Gerade gelesen: FEIERABEND! Warum man für seinen Job nicht brennen muss

(von Volker Kitz; Fischer Taschenbuch 2017; 8,- €)

Ein schnell und vergnüglich zu lesendes Buch. Diejenigen, die die innere Kündigung erwägen, fühlen sich bestätigt; die anderen, die ihre Tätigkeit nicht nur als Job, sondern als Karriere oder gar Berufung (S. 65) betrachten, kommen vielleicht ins Grübeln.  Volker Kitz versucht, den Hype um Leidenschaft und Aufgehen in der Arbeit als kalkuliertes  Employer Branding zu demaskieren, das sich im Arbeitsalltag schnell abnutze oder sogar in Zynismus in der Belegschaft umschlage. Wenn er die Lebenslügen des Arbeitslebens beschreibt („Selbstverwirklichung“) ist er auch ganz solider Unternehmer: „Ein nüchterner Kopf liefert bessere Ergebnisse als ein leidenschaftstrunkener … Es sind scheinbar banale Dinge, deren Fehlen die täglichen Fehler auslöst: Sorgfalt und Zuverlässigkeit, Konzentration und Aufmerksamkeit“.
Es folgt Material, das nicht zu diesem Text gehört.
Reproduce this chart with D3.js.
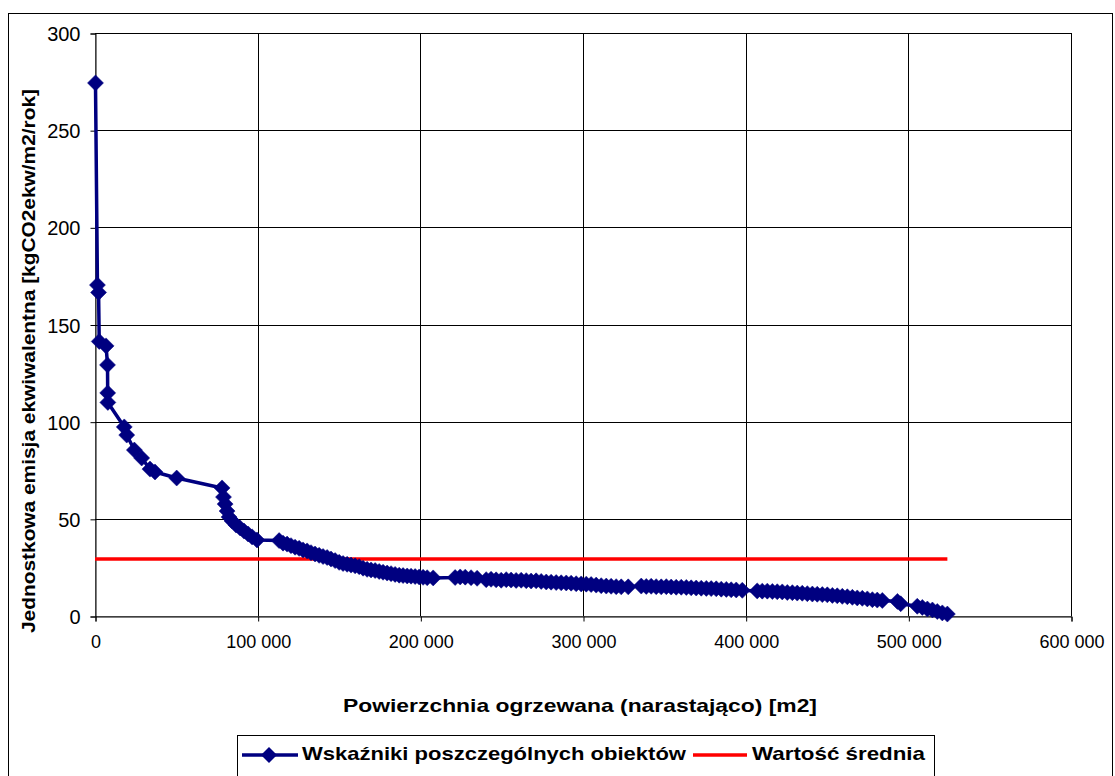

Dazu gehört auch ein kurzes Loblied auf die Routine – sie ist es, durch die wir wirklich gut im Job sind, oder wollen Sie mit einem Piloten fliegen, der Ihnen bei der Begrüßung vor dem Start sagt, dass jeder Flug für ihn eine Herausforderung ist?

Allerdings möchte ich mir als Leser doch eine Erkenntnis nicht nehmen lassen: Ein wenig Leidenschaft und Hingabe ist auch Grundlage dafür, dass wir in einer oder mehreren Dingen richtig gut sind. Sonst könnten wir die 10.000 Stunden, die wir nach Malcolm Gladwell brauchen, um in etwas meisterlich zu werden, nicht durchhalten. Nur sollten Arbeitgeber dies nicht mit leeren Parolen, gebrochenen Versprechen und demotivierendem Verhalten verhindern.

Apropos Employer Branding: Kleiner Tipp an alle Start-Ups und Firmen, die eine „Start-Up-Kultur“ pflegen wollen: Löschen Sie bitte Sätze wie: „And we offer the best coffee in town“ oder „Täglich frisches Obst“ oder „Dart und Kicker gehören bei uns natürlich dazu“ aus Ihren Stellenanzeigen und Social Media-Werbung.  Erstens machen das alle, ist also nicht mehr besonders aktuell. Zweitens fallen wirklich nur Berufsanfänger darauf herein, dass es dafür im Gegenzug eben 200 Euro weniger Gehalt gibt. Und drittens müssten Sie auch tatsächlich täglich das Obst mal auswechseln und nicht nur Montag früh. Allerdings: Kickern und Tischtennis zwischendurch bedeutet Bewegung in der Pause und ist wirklich hilfreich! Aber das muss ja nicht in die Stellenwerbung – Understatement mag ja old school sein, ist aber dennoch cool.